Cubra also suggested that Brack can hold city officials in contempt of court for violating his orders. And he said that Huntsman violated the state's rules for lawyers when he secretly recorded Ginger last year.

 

But Cubra saved his harshest criticism for the city's attack on Ginger, which came in the form of a motion to Brack last month that Ginger was biased against APD.

 

“They were going to delay and derail the implementation of your order by trying to kill the messenger [Ginger],” Cubra said, adding that the city's attack against Ginger was an attempt “to buy time” in the hopes that the “DOJ will go away.”

 

Cubra urged Brack to hold an evidentiary hearing on the city's motion in an effort to clear the air and determine the city's true motives in attacking Ginger. “Let's get to the truth of who is up to what,” Cubra said.

 

Ginger fires back

 

For his part, Ginger told Brack that APD's command staff continues to deliberately obstruct the reform process even though the process is now three years old.

 

APD has a “deliberate desire to bypass the Court Approved Settlement Agreement,” Ginger told Brack, and its deliberate noncompliance with the agreement “raises serious questions about APD's commitment to making changes it agreed to.”

 

That noncompliance includes “little, if any integration of the CASA's requirements” throughout APD's different divisions, Ginger said, adding that there is “complete entropy” of use-of-force reporting and investigation efforts throughout the department.

 

APD has failed to abide by the CASA at the supervisory, mid-management, command and executive levels,” Ginger said.

 

One example of a near-total breakdown of APD's ability to identify and investigate use-of-force cases came in the case of a handcuffed prisoner who, after being transported from the arrest scene, was taken out of a police car with his hands handcuffed behind his back and “flung into a masonry wall,” Ginger said.

 

Ginger added that APD's Force Review Board and Critical Incident Review Team didn't catch the incident, which was on the officer's lapel camera video, until eight months to a year after it occurred.
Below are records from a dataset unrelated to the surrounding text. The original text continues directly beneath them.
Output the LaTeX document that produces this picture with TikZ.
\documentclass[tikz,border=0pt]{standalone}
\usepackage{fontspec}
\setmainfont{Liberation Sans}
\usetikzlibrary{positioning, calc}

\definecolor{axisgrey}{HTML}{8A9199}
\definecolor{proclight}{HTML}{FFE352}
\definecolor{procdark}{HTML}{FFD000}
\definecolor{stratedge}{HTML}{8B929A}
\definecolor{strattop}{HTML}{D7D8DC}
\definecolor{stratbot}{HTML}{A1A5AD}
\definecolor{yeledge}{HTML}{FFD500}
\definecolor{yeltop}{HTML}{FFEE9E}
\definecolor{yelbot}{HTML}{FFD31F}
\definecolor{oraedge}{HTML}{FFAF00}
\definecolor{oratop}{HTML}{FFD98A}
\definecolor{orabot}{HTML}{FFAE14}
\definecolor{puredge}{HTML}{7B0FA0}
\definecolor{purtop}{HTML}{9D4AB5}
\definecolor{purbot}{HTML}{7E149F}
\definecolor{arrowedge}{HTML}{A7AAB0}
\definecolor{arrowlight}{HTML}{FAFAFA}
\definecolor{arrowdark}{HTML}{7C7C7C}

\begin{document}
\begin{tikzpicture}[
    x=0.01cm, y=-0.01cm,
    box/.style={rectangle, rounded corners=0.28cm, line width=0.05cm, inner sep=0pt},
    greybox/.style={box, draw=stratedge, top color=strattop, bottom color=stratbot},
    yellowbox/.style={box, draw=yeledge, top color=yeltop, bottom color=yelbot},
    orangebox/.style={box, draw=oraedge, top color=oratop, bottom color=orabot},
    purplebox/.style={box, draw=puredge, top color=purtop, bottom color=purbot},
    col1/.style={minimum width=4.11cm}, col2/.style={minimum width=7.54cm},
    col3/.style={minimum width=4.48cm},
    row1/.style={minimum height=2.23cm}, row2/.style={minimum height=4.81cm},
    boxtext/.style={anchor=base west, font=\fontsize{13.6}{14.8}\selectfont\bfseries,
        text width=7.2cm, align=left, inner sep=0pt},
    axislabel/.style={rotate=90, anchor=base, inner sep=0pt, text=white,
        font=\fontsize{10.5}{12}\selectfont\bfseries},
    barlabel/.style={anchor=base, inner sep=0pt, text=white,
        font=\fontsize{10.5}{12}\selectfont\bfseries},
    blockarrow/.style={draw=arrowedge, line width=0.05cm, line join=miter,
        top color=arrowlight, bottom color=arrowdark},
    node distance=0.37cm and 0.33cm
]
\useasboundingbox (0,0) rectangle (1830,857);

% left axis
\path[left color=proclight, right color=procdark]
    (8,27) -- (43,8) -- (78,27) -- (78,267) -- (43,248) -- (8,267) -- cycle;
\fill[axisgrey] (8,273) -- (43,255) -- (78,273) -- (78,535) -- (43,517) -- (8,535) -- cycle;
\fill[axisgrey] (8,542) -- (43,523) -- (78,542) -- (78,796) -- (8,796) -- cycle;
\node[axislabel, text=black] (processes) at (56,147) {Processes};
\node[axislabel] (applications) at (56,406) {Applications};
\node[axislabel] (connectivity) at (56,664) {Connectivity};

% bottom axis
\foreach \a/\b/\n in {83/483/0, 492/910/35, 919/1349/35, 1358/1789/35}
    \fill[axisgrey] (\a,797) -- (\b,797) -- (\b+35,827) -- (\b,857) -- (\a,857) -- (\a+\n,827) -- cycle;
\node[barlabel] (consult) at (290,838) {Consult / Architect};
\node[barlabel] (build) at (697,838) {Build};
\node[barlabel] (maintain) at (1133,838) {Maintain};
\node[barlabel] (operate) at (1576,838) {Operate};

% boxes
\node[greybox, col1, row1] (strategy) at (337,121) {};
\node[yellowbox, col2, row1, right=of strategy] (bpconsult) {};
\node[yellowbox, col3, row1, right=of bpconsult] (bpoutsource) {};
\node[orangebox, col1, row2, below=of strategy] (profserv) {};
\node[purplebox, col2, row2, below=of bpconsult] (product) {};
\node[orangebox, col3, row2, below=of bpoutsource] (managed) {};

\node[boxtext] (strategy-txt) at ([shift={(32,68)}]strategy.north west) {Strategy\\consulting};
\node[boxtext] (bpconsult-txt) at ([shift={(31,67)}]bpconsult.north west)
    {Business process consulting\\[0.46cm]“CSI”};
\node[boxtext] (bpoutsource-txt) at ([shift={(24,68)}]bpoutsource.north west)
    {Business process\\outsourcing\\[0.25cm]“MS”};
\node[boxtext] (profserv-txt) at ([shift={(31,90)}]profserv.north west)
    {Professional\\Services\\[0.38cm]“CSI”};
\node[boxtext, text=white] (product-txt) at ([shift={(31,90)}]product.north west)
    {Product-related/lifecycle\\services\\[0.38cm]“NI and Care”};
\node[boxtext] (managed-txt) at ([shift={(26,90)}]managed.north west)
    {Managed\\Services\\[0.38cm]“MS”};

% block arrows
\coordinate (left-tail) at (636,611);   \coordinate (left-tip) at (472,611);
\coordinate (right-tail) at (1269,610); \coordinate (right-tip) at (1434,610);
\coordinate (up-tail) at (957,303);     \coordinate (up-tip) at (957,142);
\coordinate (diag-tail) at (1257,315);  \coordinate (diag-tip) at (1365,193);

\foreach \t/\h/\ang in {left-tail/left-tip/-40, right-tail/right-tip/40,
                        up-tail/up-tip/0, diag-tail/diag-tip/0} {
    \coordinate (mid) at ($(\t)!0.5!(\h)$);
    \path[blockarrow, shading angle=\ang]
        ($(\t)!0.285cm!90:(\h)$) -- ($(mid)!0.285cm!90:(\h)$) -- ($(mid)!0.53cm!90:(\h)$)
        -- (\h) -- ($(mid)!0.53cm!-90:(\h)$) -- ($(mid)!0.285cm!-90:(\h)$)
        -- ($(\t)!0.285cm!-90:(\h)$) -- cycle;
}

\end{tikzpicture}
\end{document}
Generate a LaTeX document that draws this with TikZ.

The department's command staff committed 44 errors in failing to properly flag that case, Ginger said.

 

And the Force Review Board, which is headed by Assistant Chief Huntsman, lied to Ginger's team about having reviewed that video, Ginger said. “The FRB said they had reviewed the video, but in a meeting with us they admitted they had not,” Ginger said.

 

One of the most glaring problems with the handling the case of the handcuffed prisoner was the fact that the officer's report on the incident didn't match what the video showed. That meant that either the officer's supervisor hadn't reviewed the video or that the officer lied in his report.

 

APD has also failed to develop a comprehensive training plan for officers despite being given one 18 months ago by the monitor's team, Ginger said. He added that this past Sunday, APD submitted a training plan that was “identical to what we gave them 18 months ago.”

 

And Ginger ripped the command staff for writing special memos that were designed to “end runs” around policies that had previously been approved by the monitor and the court.

 

Peter Simonson, executive of the ACLU of New Mexico, told Brack that Huntsman violated at last five APD internal policies when he secretly recorded Ginger in March 2016. According to APD policy, officers can turn on their lapel cameras only for legitimate police business and when official on duty. They can't use the cameras to record conversations when there is an expectation of privacy, Simonson said.

 

And Simonson said the city's attack on Ginger's credibility was another attempt by the city to “do little, delay and deflect” the reform process. He said the allegations against Ginger were “trumped up” and “little more than a ruse to replace Dr. Ginger” with a monitor who will go easier on APD.